Anggota Baleg dari Fraksi Partai Demokrasi Indonesia Perjuangan (PDI-P), My Esti Wijayati, mengatakan, peraturan berlaku surut itu dikenal dalam peraturan perundang-undangan di Indonesia. Ia mencontohkan ketika dirinya dulu menjadi anggota DPRD Sleman, Yogyakarta, ketika itu ada peraturan di DPRD Sleman mengenai pemberian tunjangan kepada anggota DPRD yang berlaku surut. Artinya, praktik itu ada dan dapat diberlakukan.
Tidak sesuai asas
Direktur Indonesia Parliamentary Center (IPC) Ahmad Hanafi mengatakan, tindakan Baleg yang merevisi tatib hanya untuk melegalisasi suatu keputusan yang sebelumnya tidak sesuai tatib, sebagai tindakan yang tidak sesuai dengan asas bernegara yang baik.
”Seharusnya fatsun bernegara yang baik itu tetap dipegang. UU MD3 yang diturunkan ke dalam tatib DPR itu kan merupakan kontrak politik antara pemimpin dengan rakyatnya. Artinya, sebelum membuat keputusan, seharusnya dilihat dulu apakah keputusan itu sesuai dengan ketentuan dan UU ataukah tidak,” katanya.

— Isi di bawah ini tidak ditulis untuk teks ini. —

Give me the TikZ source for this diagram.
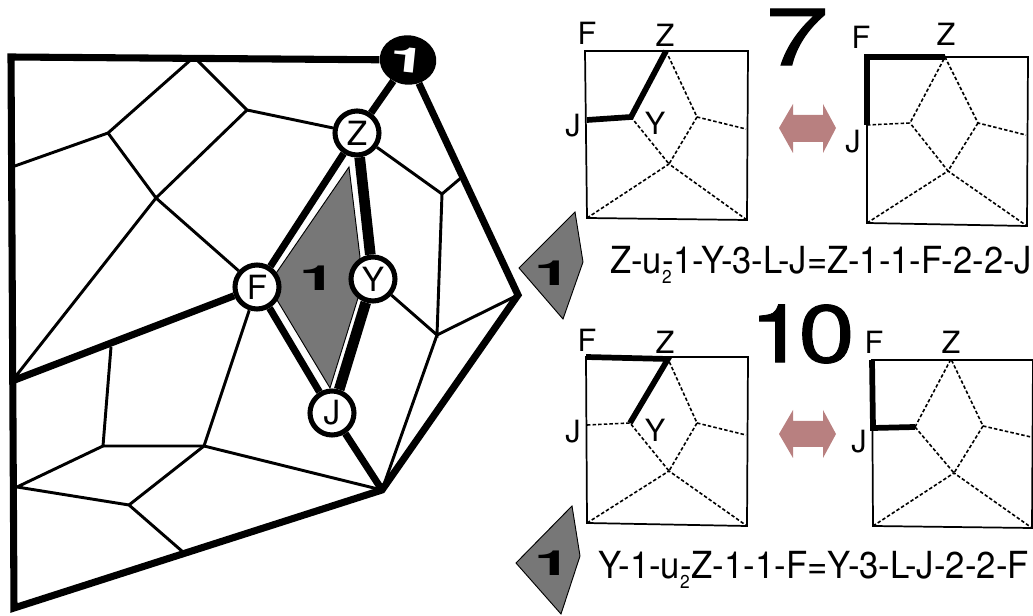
\documentclass[tikz,border=0pt]{standalone}
\usepackage{fontspec}
\setmainfont{TeX Gyre Heros}
\newfontfamily\bignum[FakeBold=1]{TeX Gyre Heros}
\usetikzlibrary{shapes.geometric}
\newcommand{\fsz}[1]{\fontsize{#1}{#1}\selectfont}
\newcommand{\faceone}{\scalebox{1.9}[1]{\bfseries 1}}
\newcommand{\subtwo}{\rlap{\raisebox{-7.5pt}{\fsz{14}2}}}
\definecolor{kitegray}{HTML}{777777}
\definecolor{arrowrose}{HTML}{B88080}

\begin{document}
\begin{tikzpicture}[x=0.75pt,y=-0.75pt]
\tikzset{
  thin line/.style={line width=2.2pt,draw=black},
  outer/.style={line width=5.3pt,draw=black,line join=miter},
  heavy/.style={line width=8pt,draw=black},
  vert/.style={circle,draw=black,fill=white,line width=3.8pt,minimum size=33pt,inner sep=0pt,font=\fsz{25}},
  frame/.style={line width=1.3pt,draw=black},
  dashline/.style={line width=1.2pt,draw=black,dash pattern=on 2.6pt off 1.6pt},
  bold path/.style={line width=4.3pt,draw=black,line join=miter},
  lab/.style={inner sep=0pt,font=\fsz{23}},
  eqn/.style={inner sep=0pt,anchor=base west,font=\fsz{28}},
  kite/.style={fill=kitegray,draw=black,line width=0.7pt},
  face/.style={inner sep=0pt,font=\fsz{26}},
  big/.style={inner sep=0pt,font=\fsz{61}\bignum}
}
\useasboundingbox (0,0) rectangle (1033,616);
% big graph
\coordinate (tl) at (11,57);
\coordinate (bl) at (14,608);
\coordinate (lm) at (12,381);
\coordinate (rt) at (518,295);
\coordinate (bt) at (382,490);
\coordinate (a1) at (194,57);
\coordinate (a2) at (108,133);
\coordinate (a3) at (247,110);
\coordinate (a4) at (156,198);
\coordinate (a5) at (12,167);
\coordinate (b1) at (111,347);
\coordinate (b2) at (103,446);
\coordinate (b3) at (204,446);
\coordinate (b4) at (17,487);
\coordinate (b5) at (129,505);
\coordinate (b6) at (183,552);
\coordinate (c1) at (442,194);
\coordinate (c2) at (462,177);
\coordinate (c3) at (437,335);
\draw[kite] (349,167) -- (360,257) -- (358,298) -- (330,388) -- (268,285) -- cycle;
\node[face] (mid) at (318,278) {\faceone};
\node[vert] (Z) at (357,133) {Z};
\node[vert] (F) at (257,287) {F};
\node[vert] (Y) at (373,279) {Y};
\node[vert] (J) at (332,413) {J};
\node[face,ellipse,fill=black,minimum width=42.5pt,minimum height=37pt,rotate=-6,text=white] (top) at (408,60) {\faceone};
\draw[thin line] (a5)--(a2)--(a1)--(a3)--(Z);
\draw[thin line] (a2)--(a4)--(F);
\draw[thin line] (a3)--(a4)--(lm);
\draw[thin line] (b1)--(b2)--(b3)--(F);
\draw[thin line] (b2)--(b4)--(b5)--(b6);
\draw[thin line] (b5)--(b3)--(bt);
\draw[thin line] (Z)--(c1)--(c2);
\draw[thin line] (c1)--(c3)--(Y);
\draw[thin line] (rt)--(c3)--(bt);
\draw[outer] (top)--(tl)--(bl)--(bt)--(rt)--(top);
\draw[outer] (top)--(Z)--(F)--(J)--(bt);
\draw[outer] (lm)--(F);
\draw[heavy] (Z)--(Y)--(J);
% kites
\draw[kite] (575,212) -- (583,262) -- (563,319) -- (519,268) -- cycle;
\node[face] (kA) at (553,273) {\faceone};
\draw[kite] (572,506) -- (580,556) -- (561,614) -- (516,563) -- cycle;
\node[face] (kB) at (553,563) {\faceone};
% panel 7 left
\coordinate (p1nw) at (585,51);
\coordinate (p1ne) at (748,51);
\coordinate (p1se) at (747,220);
\coordinate (p1sw) at (587,218);
\coordinate (p1z) at (666,51);
\coordinate (p1y) at (631,117);
\coordinate (p1j) at (587,120);
\coordinate (p1u) at (697,117);
\coordinate (p1c) at (669,164);
\coordinate (p1r) at (746,129);
\draw[frame] (p1nw)--(p1ne)--(p1se)--(p1sw)--cycle;
\draw[dashline] (p1z)--(p1u)--(p1r);
\draw[dashline] (p1u)--(p1c)--(p1y);
\draw[dashline] (p1sw)--(p1c)--(p1se);
\draw[bold path] (p1j)--(p1y)--(p1z);
\node[lab] (p1F) at (587,33) {F};
\node[lab] (p1Z) at (665,35) {Z};
\node[lab] (p1J) at (573,126) {J};
\node[lab] (p1Y) at (655,123) {Y};
% panel 7 right
\coordinate (p2nw) at (867,57);
\coordinate (p2ne) at (1028,57);
\coordinate (p2se) at (1027,226);
\coordinate (p2sw) at (867,223);
\coordinate (p2z) at (945,57);
\coordinate (p2y) at (910,123);
\coordinate (p2j) at (867,125);
\coordinate (p2u) at (978,123);
\coordinate (p2c) at (948,171);
\coordinate (p2r) at (1026,135);
\draw[frame] (p2nw)--(p2ne)--(p2se)--(p2sw)--cycle;
\draw[dashline] (p2j)--(p2y)--(p2z)--(p2u)--(p2r);
\draw[dashline] (p2u)--(p2c)--(p2y);
\draw[dashline] (p2sw)--(p2c)--(p2se);
\draw[bold path] (p2j)--(p2nw)--(p2z);
\node[lab] (p2F) at (861,37) {F};
\node[lab] (p2Z) at (946,34) {Z};
\node[lab] (p2J) at (853,142) {J};
% panel 10 left
\coordinate (p3nw) at (586,357);
\coordinate (p3ne) at (748,357);
\coordinate (p3se) at (747,526);
\coordinate (p3sw) at (587,523);
\coordinate (p3z) at (668,359);
\coordinate (p3y) at (630,423);
\coordinate (p3j) at (587,425);
\coordinate (p3u) at (697,423);
\coordinate (p3c) at (669,471);
\coordinate (p3r) at (746,435);
\draw[frame] (p3nw)--(p3ne)--(p3se)--(p3sw)--cycle;
\draw[dashline] (p3j)--(p3y)--(p3c)--(p3u)--(p3z);
\draw[dashline] (p3u)--(p3r);
\draw[dashline] (p3sw)--(p3c)--(p3se);
\draw[bold path] (p3nw)--(p3z)--(p3y);
\node[lab] (p3F) at (587,340) {F};
\node[lab] (p3Z) at (665,342) {Z};
\node[lab] (p3J) at (573,432) {J};
\node[lab] (p3Y) at (655,430) {Y};
% panel 10 right
\coordinate (p4nw) at (872,360);
\coordinate (p4ne) at (1033,360);
\coordinate (p4se) at (1032,528);
\coordinate (p4sw) at (873,526);
\coordinate (p4z) at (951,359);
\coordinate (p4y) at (915,427);
\coordinate (p4j) at (873,428);
\coordinate (p4u) at (983,426);
\coordinate (p4c) at (954,473);
\coordinate (p4r) at (1031,437);
\draw[frame] (p4nw)--(p4ne)--(p4se)--(p4sw)--cycle;
\draw[dashline] (p4y)--(p4z)--(p4u)--(p4r);
\draw[dashline] (p4u)--(p4c)--(p4y);
\draw[dashline] (p4sw)--(p4c)--(p4se);
\draw[bold path] (p4nw)--(p4j)--(p4y);
\node[lab] (p4F) at (874,342) {F};
\node[lab] (p4Z) at (951,342) {Z};
\node[lab] (p4J) at (859,442) {J};
% numbers and arrows
\node[big] (seven) at (797,37) {\scalebox{1.4}[1]{7}};
\node[big] (ten) at (802,334) {\scalebox{1.25}[1]{1\kern-4.5pt 0}};
\fill[arrowrose] (779,128) -- (793,104) -- (793,115) -- (823,115) -- (823,104) -- (836,128) -- (823,153) -- (823,142) -- (793,142) -- (793,153) -- cycle;
\fill[arrowrose] (779,434) -- (793,410) -- (793,421) -- (823,421) -- (823,410) -- (836,434) -- (823,458) -- (823,447) -- (793,447) -- (793,458) -- cycle;
\node[eqn] (eqA) at (610,274) {\scalebox{0.925}[1]{Z-u\subtwo-1-Y-3-L-J=Z-1-1-F-2-2-J}};
\node[eqn] (eqB) at (598,579) {\scalebox{0.93}[1]{Y-1-u\subtwo-Z-1-1-F=Y-3-L-J-2-2-F}};
\end{tikzpicture}
\end{document}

Semestinya, jika DPR benar mengikuti asas bernegara yang baik, sesuai dengan ketentuan hukum yang berlaku, DPR dapat saja merevisi tatib DPR terlebih dulu. Baru kemudian dibentuk pansus sesuai dengan kebutuhan pembahasan RUU. Dengan tindakan merevisi tatib setelah pansus dibentuk, Baleg DPR dinilai menabrak etika dan asas berhukum, serta bernegara yang baik. Aturan seolah diubah-ubah sedemikian mudahnya hanya untuk memenuhi suatu kepentingan tertentu.
”Ini menimbulkan pertanyaan, mengapa seolah-olah DPR buru-buru menetapkan Pansus RUU IKN. Ketika mengetahui ini melanggar tatib, lalu baru dilakukan perubahan tatib hanya agar keputusan itu memiliki dasar hukum,” katanya.
Pansus RUU IKN sendiri telah bekerja. Ketua Pansus RUU IKN Ahmad Doli Kurnia Tandjung mulai memimpin rapat dengar pendapat umum (RDPU) dengan para pakar dan ahli, Kamis.